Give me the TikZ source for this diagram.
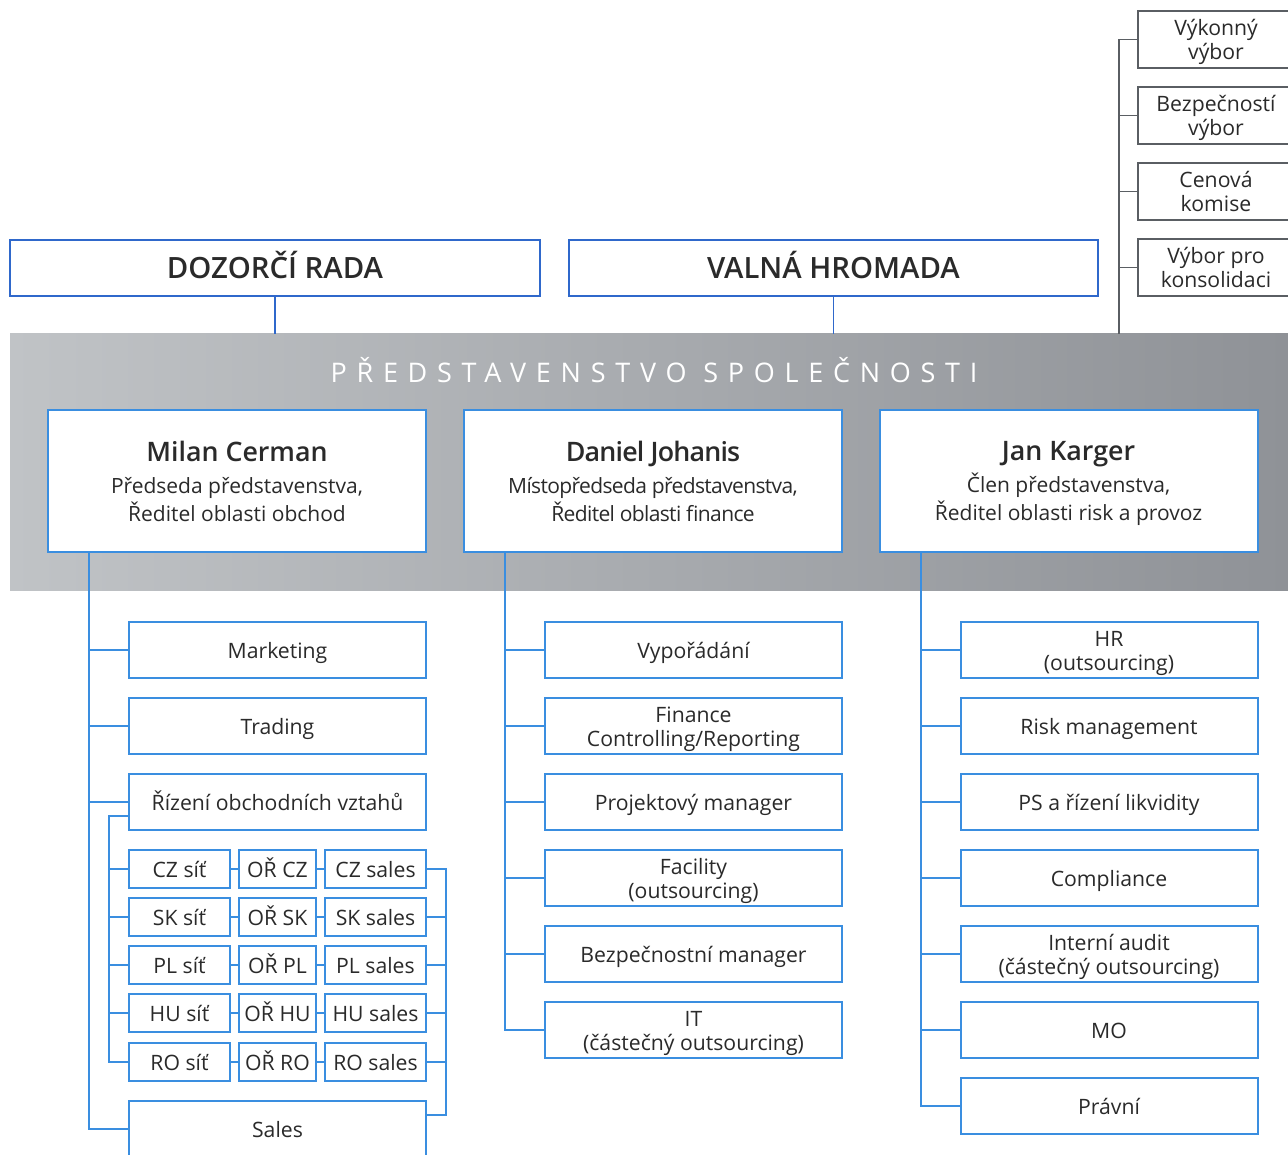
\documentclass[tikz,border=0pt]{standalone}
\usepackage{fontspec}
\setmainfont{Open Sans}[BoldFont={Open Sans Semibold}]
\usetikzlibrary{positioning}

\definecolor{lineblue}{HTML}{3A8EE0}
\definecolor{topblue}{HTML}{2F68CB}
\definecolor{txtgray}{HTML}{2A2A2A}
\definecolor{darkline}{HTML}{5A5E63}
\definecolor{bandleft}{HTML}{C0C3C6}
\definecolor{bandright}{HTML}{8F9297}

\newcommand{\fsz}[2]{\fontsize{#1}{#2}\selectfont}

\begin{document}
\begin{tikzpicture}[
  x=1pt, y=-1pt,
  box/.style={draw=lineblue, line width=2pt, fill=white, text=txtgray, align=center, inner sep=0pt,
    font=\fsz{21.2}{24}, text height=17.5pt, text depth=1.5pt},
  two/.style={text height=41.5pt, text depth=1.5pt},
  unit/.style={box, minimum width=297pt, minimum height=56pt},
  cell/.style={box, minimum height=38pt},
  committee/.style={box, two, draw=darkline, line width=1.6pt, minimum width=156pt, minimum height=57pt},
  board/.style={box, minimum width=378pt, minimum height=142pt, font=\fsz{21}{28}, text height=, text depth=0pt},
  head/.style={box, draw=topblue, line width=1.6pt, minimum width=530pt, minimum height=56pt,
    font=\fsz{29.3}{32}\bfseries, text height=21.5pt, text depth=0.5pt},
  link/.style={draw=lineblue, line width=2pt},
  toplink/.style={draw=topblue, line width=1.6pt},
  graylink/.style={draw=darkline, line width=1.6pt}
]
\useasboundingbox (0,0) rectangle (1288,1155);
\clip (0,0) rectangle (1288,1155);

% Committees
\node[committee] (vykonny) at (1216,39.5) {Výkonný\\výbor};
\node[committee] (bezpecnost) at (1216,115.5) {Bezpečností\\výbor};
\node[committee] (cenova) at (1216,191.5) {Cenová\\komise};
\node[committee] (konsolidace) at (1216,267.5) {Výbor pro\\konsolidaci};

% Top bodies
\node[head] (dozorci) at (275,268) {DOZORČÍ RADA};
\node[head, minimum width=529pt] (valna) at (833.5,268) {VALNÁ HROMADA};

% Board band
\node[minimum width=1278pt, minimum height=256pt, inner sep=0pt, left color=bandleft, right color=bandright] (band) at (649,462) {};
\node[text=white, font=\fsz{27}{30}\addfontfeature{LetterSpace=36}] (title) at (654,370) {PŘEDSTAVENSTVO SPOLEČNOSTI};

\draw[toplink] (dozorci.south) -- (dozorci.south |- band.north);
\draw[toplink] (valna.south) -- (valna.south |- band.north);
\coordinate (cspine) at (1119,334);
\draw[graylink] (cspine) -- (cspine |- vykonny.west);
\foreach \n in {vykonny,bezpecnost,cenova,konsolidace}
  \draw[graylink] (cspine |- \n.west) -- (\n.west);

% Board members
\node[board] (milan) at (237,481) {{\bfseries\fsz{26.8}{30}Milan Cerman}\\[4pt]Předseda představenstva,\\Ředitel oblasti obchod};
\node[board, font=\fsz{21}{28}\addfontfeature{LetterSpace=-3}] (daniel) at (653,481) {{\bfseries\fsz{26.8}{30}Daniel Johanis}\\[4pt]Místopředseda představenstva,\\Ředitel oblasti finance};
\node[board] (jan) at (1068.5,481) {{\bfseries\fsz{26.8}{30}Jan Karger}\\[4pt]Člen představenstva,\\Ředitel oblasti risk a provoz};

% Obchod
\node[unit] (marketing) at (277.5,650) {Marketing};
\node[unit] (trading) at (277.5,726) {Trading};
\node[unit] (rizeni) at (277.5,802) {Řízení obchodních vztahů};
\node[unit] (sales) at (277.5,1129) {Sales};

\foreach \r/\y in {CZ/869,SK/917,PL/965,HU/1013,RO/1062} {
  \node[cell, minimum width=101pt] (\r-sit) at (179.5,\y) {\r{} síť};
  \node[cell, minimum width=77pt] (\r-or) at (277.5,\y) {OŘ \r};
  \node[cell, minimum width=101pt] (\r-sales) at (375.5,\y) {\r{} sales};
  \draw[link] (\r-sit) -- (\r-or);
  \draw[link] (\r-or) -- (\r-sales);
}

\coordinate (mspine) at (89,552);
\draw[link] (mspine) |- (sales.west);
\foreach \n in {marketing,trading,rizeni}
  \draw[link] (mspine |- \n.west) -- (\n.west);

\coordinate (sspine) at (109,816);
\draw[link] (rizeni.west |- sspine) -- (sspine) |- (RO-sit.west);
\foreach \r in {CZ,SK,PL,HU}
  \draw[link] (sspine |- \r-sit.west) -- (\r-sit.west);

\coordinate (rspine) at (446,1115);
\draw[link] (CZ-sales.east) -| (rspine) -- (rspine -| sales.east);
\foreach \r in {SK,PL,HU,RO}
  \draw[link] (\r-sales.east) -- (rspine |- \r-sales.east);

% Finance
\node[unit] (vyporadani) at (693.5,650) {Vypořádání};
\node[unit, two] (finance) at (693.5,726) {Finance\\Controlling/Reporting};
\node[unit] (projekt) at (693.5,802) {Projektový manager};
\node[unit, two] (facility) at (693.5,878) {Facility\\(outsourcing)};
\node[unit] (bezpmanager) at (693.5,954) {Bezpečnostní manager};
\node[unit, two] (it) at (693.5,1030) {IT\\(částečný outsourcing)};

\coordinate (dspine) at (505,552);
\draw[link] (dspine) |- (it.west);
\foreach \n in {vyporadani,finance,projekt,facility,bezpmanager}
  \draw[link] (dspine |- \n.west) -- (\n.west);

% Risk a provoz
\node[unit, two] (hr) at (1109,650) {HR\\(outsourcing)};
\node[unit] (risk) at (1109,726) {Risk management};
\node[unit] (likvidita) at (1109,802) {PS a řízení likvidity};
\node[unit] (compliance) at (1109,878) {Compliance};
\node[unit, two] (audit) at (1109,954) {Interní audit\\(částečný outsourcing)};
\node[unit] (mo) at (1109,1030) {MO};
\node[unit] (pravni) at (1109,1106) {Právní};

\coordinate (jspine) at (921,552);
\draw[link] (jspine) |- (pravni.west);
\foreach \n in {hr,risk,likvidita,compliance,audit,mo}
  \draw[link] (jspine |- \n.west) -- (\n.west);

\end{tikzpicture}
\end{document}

--- DIRECTION ---
Transcribe the material as is, with images omitted.

--- RESULT FOR THIS TASK ---
Give me the TikZ source for this diagram.
\documentclass[tikz,border=0pt]{standalone}
\usepackage{fontspec}
\setmainfont{Open Sans}[BoldFont={Open Sans Semibold}]
\usetikzlibrary{positioning}

\definecolor{lineblue}{HTML}{3A8EE0}
\definecolor{topblue}{HTML}{2F68CB}
\definecolor{txtgray}{HTML}{2A2A2A}
\definecolor{darkline}{HTML}{5A5E63}
\definecolor{bandleft}{HTML}{C0C3C6}
\definecolor{bandright}{HTML}{8F9297}

\newcommand{\fsz}[2]{\fontsize{#1}{#2}\selectfont}

\begin{document}
\begin{tikzpicture}[
  x=1pt, y=-1pt,
  box/.style={draw=lineblue, line width=2pt, fill=white, text=txtgray, align=center, inner sep=0pt,
    font=\fsz{21.2}{24}, text height=17.5pt, text depth=1.5pt},
  two/.style={text height=41.5pt, text depth=1.5pt},
  unit/.style={box, minimum width=297pt, minimum height=56pt},
  cell/.style={box, minimum height=38pt},
  committee/.style={box, two, draw=darkline, line width=1.6pt, minimum width=156pt, minimum height=57pt},
  board/.style={box, minimum width=378pt, minimum height=142pt, font=\fsz{21}{28}, text height=, text depth=0pt},
  head/.style={box, draw=topblue, line width=1.6pt, minimum width=530pt, minimum height=56pt,
    font=\fsz{29.3}{32}\bfseries, text height=21.5pt, text depth=0.5pt},
  link/.style={draw=lineblue, line width=2pt},
  toplink/.style={draw=topblue, line width=1.6pt},
  graylink/.style={draw=darkline, line width=1.6pt}
]
\useasboundingbox (0,0) rectangle (1288,1155);
\clip (0,0) rectangle (1288,1155);

% Committees
\node[committee] (vykonny) at (1216,39.5) {Výkonný\\výbor};
\node[committee] (bezpecnost) at (1216,115.5) {Bezpečností\\výbor};
\node[committee] (cenova) at (1216,191.5) {Cenová\\komise};
\node[committee] (konsolidace) at (1216,267.5) {Výbor pro\\konsolidaci};

% Top bodies
\node[head] (dozorci) at (275,268) {DOZORČÍ RADA};
\node[head, minimum width=529pt] (valna) at (833.5,268) {VALNÁ HROMADA};

% Board band
\node[minimum width=1278pt, minimum height=256pt, inner sep=0pt, left color=bandleft, right color=bandright] (band) at (649,462) {};
\node[text=white, font=\fsz{27}{30}\addfontfeature{LetterSpace=36}] (title) at (654,370) {PŘEDSTAVENSTVO SPOLEČNOSTI};

\draw[toplink] (dozorci.south) -- (dozorci.south |- band.north);
\draw[toplink] (valna.south) -- (valna.south |- band.north);
\coordinate (cspine) at (1119,334);
\draw[graylink] (cspine) -- (cspine |- vykonny.west);
\foreach \n in {vykonny,bezpecnost,cenova,konsolidace}
  \draw[graylink] (cspine |- \n.west) -- (\n.west);

% Board members
\node[board] (milan) at (237,481) {{\bfseries\fsz{26.8}{30}Milan Cerman}\\[4pt]Předseda představenstva,\\Ředitel oblasti obchod};
\node[board, font=\fsz{21}{28}\addfontfeature{LetterSpace=-3}] (daniel) at (653,481) {{\bfseries\fsz{26.8}{30}Daniel Johanis}\\[4pt]Místopředseda představenstva,\\Ředitel oblasti finance};
\node[board] (jan) at (1068.5,481) {{\bfseries\fsz{26.8}{30}Jan Karger}\\[4pt]Člen představenstva,\\Ředitel oblasti risk a provoz};

% Obchod
\node[unit] (marketing) at (277.5,650) {Marketing};
\node[unit] (trading) at (277.5,726) {Trading};
\node[unit] (rizeni) at (277.5,802) {Řízení obchodních vztahů};
\node[unit] (sales) at (277.5,1129) {Sales};

\foreach \r/\y in {CZ/869,SK/917,PL/965,HU/1013,RO/1062} {
  \node[cell, minimum width=101pt] (\r-sit) at (179.5,\y) {\r{} síť};
  \node[cell, minimum width=77pt] (\r-or) at (277.5,\y) {OŘ \r};
  \node[cell, minimum width=101pt] (\r-sales) at (375.5,\y) {\r{} sales};
  \draw[link] (\r-sit) -- (\r-or);
  \draw[link] (\r-or) -- (\r-sales);
}

\coordinate (mspine) at (89,552);
\draw[link] (mspine) |- (sales.west);
\foreach \n in {marketing,trading,rizeni}
  \draw[link] (mspine |- \n.west) -- (\n.west);

\coordinate (sspine) at (109,816);
\draw[link] (rizeni.west |- sspine) -- (sspine) |- (RO-sit.west);
\foreach \r in {CZ,SK,PL,HU}
  \draw[link] (sspine |- \r-sit.west) -- (\r-sit.west);

\coordinate (rspine) at (446,1115);
\draw[link] (CZ-sales.east) -| (rspine) -- (rspine -| sales.east);
\foreach \r in {SK,PL,HU,RO}
  \draw[link] (\r-sales.east) -- (rspine |- \r-sales.east);

% Finance
\node[unit] (vyporadani) at (693.5,650) {Vypořádání};
\node[unit, two] (finance) at (693.5,726) {Finance\\Controlling/Reporting};
\node[unit] (projekt) at (693.5,802) {Projektový manager};
\node[unit, two] (facility) at (693.5,878) {Facility\\(outsourcing)};
\node[unit] (bezpmanager) at (693.5,954) {Bezpečnostní manager};
\node[unit, two] (it) at (693.5,1030) {IT\\(částečný outsourcing)};

\coordinate (dspine) at (505,552);
\draw[link] (dspine) |- (it.west);
\foreach \n in {vyporadani,finance,projekt,facility,bezpmanager}
  \draw[link] (dspine |- \n.west) -- (\n.west);

% Risk a provoz
\node[unit, two] (hr) at (1109,650) {HR\\(outsourcing)};
\node[unit] (risk) at (1109,726) {Risk management};
\node[unit] (likvidita) at (1109,802) {PS a řízení likvidity};
\node[unit] (compliance) at (1109,878) {Compliance};
\node[unit, two] (audit) at (1109,954) {Interní audit\\(částečný outsourcing)};
\node[unit] (mo) at (1109,1030) {MO};
\node[unit] (pravni) at (1109,1106) {Právní};

\coordinate (jspine) at (921,552);
\draw[link] (jspine) |- (pravni.west);
\foreach \n in {hr,risk,likvidita,compliance,audit,mo}
  \draw[link] (jspine |- \n.west) -- (\n.west);

\end{tikzpicture}
\end{document}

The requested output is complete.